Eight years on "unsafe sterilization camps are the norm throughout India" still, affirms the HRLN petition, and its attached affidavits include those from some of the 53 lower caste women who were sterilized at a "camp" by a single government doctor in two hours one evening at a high school in Bihar in January 2012. The operations were carried out on school desks which had been shoved together to make a makeshift operating table. Since the school had no electricity or running water, the operations were carried out by flashlight. In their affidavits, the women allege that they were laid out on grass mats on the floor to recover, and that they were medically abandoned after being given a single dose of out-of-date painkillers. One of HRLN's affidavits, from a Jitna Devi, who was 22 years old at the time, claims that she was three months pregnant when she was sterilized and that she miscarried 19 days later. She also claims she did not understand the procedure would render her permanently sterile.

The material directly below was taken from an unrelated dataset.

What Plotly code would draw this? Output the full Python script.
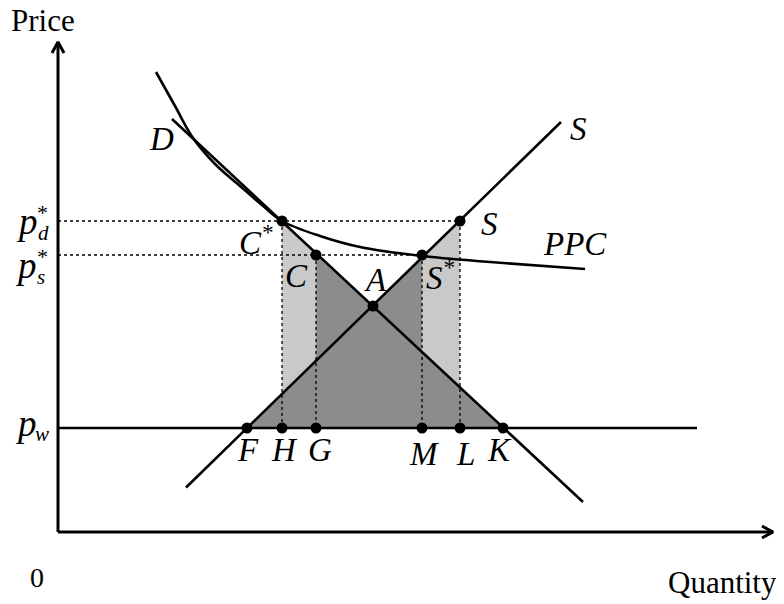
import numpy as np
import plotly.graph_objects as go

# ---------------- data (quantity / price units, origin at the axes corner) -------------
supply_q = [128, 503]
supply_p = [44.5, 410]
demand_q = [114, 525]
demand_p = [413, 30]
ppc_q = [98, 117, 135, 157, 182, 204, 224, 262, 302, 364, 432, 527]
ppc_p = [460, 426, 394, 368, 346, 327, 311, 296, 285, 276, 270, 263]

p_w = 104
p_d = 311
p_s = 277
pw_line_end = 639

base_names = ["F", "H", "G", "M", "L", "K"]
base_q = [189, 224, 258, 364, 402, 445]

upper_names = ["C*", "C", "A", "S*", "S"]
upper_q = [224, 258, 315, 364, 402]
upper_p = [p_d, p_s, 226, p_s, p_d]

x_axis_end = 715
y_axis_end = 490

FONT = "Liberation Serif"
DARK = "#8c8c8c"
LIGHT = "#c9c9c9"


def S(q):
    return float(np.interp(q, supply_q, supply_p))


def D(q):
    return float(np.interp(q, demand_q, demand_p))


F, H, G, M, L, K = base_q
A = (upper_q[2], upper_p[2])

fig = go.Figure()

# dark region
dark_x = [F, G, G, A[0], M, M, K, F]
dark_y = [p_w, S(G), D(G), A[1], S(M), D(M), p_w, p_w]
fig.add_trace(go.Scatter(x=dark_x, y=dark_y, fill="toself", fillcolor=DARK,
                         mode="lines", line=dict(width=0), hoverinfo="skip"))
# light columns
fig.add_trace(go.Scatter(x=[H, G, G, H, H], y=[D(H), D(G), S(G), S(H), D(H)],
                         fill="toself", fillcolor=LIGHT, mode="lines",
                         line=dict(width=0), hoverinfo="skip"))
fig.add_trace(go.Scatter(x=[M, L, L, M, M], y=[S(M), S(L), D(L), D(M), S(M)],
                         fill="toself", fillcolor=LIGHT, mode="lines",
                         line=dict(width=0), hoverinfo="skip"))

# dotted guides
dot = dict(color="black", width=1.3, dash="dot")
fig.add_trace(go.Scatter(x=[0, L], y=[p_d, p_d], mode="lines", line=dot, hoverinfo="skip"))
fig.add_trace(go.Scatter(x=[0, M], y=[p_s, p_s], mode="lines", line=dot, hoverinfo="skip"))
for q, top in [(H, p_d), (G, p_s), (M, p_s), (L, p_d)]:
    fig.add_trace(go.Scatter(x=[q, q], y=[top, p_w], mode="lines", line=dot, hoverinfo="skip"))

solid = dict(color="black", width=2.6)
# world price line
fig.add_trace(go.Scatter(x=[0, pw_line_end], y=[p_w, p_w], mode="lines", line=solid, hoverinfo="skip"))
# supply, demand, PPC
fig.add_trace(go.Scatter(x=supply_q, y=supply_p, mode="lines", line=solid, hoverinfo="skip"))
fig.add_trace(go.Scatter(x=demand_q, y=demand_p, mode="lines", line=solid, hoverinfo="skip"))
fig.add_trace(go.Scatter(x=ppc_q, y=ppc_p, mode="lines",
                         line=dict(color="black", width=2.6, shape="spline", smoothing=1.0),
                         hoverinfo="skip"))

# axes with chevron arrow heads
fig.add_trace(go.Scatter(x=[0, 0], y=[0, y_axis_end], mode="lines",
                         line=dict(color="black", width=3), hoverinfo="skip"))
fig.add_trace(go.Scatter(x=[0, x_axis_end], y=[0, 0], mode="lines",
                         line=dict(color="black", width=3), hoverinfo="skip"))
fig.add_trace(go.Scatter(x=[-6, 0, 6], y=[y_axis_end - 11, y_axis_end, y_axis_end - 11],
                         mode="lines", line=dict(color="black", width=3), hoverinfo="skip"))
fig.add_trace(go.Scatter(x=[x_axis_end - 11, x_axis_end, x_axis_end - 11], y=[6, 0, -6],
                         mode="lines", line=dict(color="black", width=3), hoverinfo="skip"))

# points
fig.add_trace(go.Scatter(x=base_q + upper_q, y=[p_w] * len(base_q) + upper_p,
                         mode="markers", marker=dict(color="black", size=11),
                         hoverinfo="skip"))

# ---------------- text (positions given in page pixels) ----------------
def px(x, y):
    return x - 58, 532 - y


def label(text, x, y, size=33, italic=True):
    qx, qy = px(x, y)
    fig.add_annotation(x=qx, y=qy, text=(f"<i>{text}</i>" if italic else text),
                       showarrow=False, xref="x", yref="y",
                       font=dict(family=FONT, size=size, color="black"))


label("Price", 43, 20, 31, italic=False)
label("0", 37, 577, 28, italic=False)
label("Quantity", 722, 582, 31, italic=False)

label("D", 161, 139)
label("S", 578, 129)
label("S", 489, 224)
label("PPC", 575, 244)
label("C<sup>*</sup>", 256, 240)
label("C", 296, 276)
label("A", 375, 280)
label("S<sup>*</sup>", 440, 275)

for name, x in zip(base_names, [248, 284, 320, 424, 465, 499]):
    label(name, x, 450 if name not in ("M", "L") else 454)

# left price labels
label("p", 27, 221, 37)
label("d", 43, 233, 21)
label("*", 42, 212, 22, italic=False)
label("p", 26, 265, 37)
label("s", 41, 277, 21)
label("*", 42, 256, 22, italic=False)
label("p", 26, 423, 37)
label("w", 42, 434, 21)

fig.update_layout(
    width=776, height=596, autosize=False,
    margin=dict(l=0, r=0, t=0, b=0),
    paper_bgcolor="white", plot_bgcolor="white",
    showlegend=False,
    xaxis=dict(range=[-50, 726], visible=False, fixedrange=True),
    yaxis=dict(range=[-72, 524], visible=False, fixedrange=True),
)

fig.write_html("out.html")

The Union of India and about half of the states have replied to the petition. "The replies have been woefully inadequate," said McBroom. "They're basically vague assurances of compliance." The fact that half of the states haven't even bothered to respond yet reveals their complacency, she added. In February, the Supreme Court granted an additional six weeks for state governments to respond to the allegations and will reconvene the case in April.

"The UNFPA, the World Health Organization, all the state governments, they all know about [these abuses]. They are callous and insensitive," said Devika Biswas, an activist with HRLN.

Whatever the Supreme Court of India rules this spring, it is hard to see how Indian women will be better treated as long as their fertility is tied to foreign aid. Tens of millions of dollars from the US Agency for International Development (USAID), the UK, the World Bank and other population control agencies flows into Indian programs whose primary aim is reducing fertility. A 2008 USAID document discusses implementation of the "population policy" in the state of Uttar Pradesh, for example, whose primary stated goal is reducing the state's fertility rate from 4.3 to 2.1 by 2016. It is hardly surprising then, that each year 450,000 women in the state undergo sterilizations, most of them at government- sponsored camps.

The US budget for health programs in India in the 2011 fiscal year was $78 million, $23 million of which is specifically earmarked for family planning.

A U.S. law called the Tiarht Amendment prohibits USAID from funding any family-planning program that has targets or quotas, is coercive, has financial or other incentives or involves non-consensual experimentation. If any of these requirements is violated or a "pattern or practice of violations" emerges, the administrator of USAID has 60 days to submit a report of findings and remedies to the Committee on International Relations and the Committee on Appropriations of the House of Representatives and the Committee on Foreign Relations and the Committee on Appropriations of the Senate.

USAID failed to respond to PRI Review's questions about the relationship of their funding to India's sterilization camps.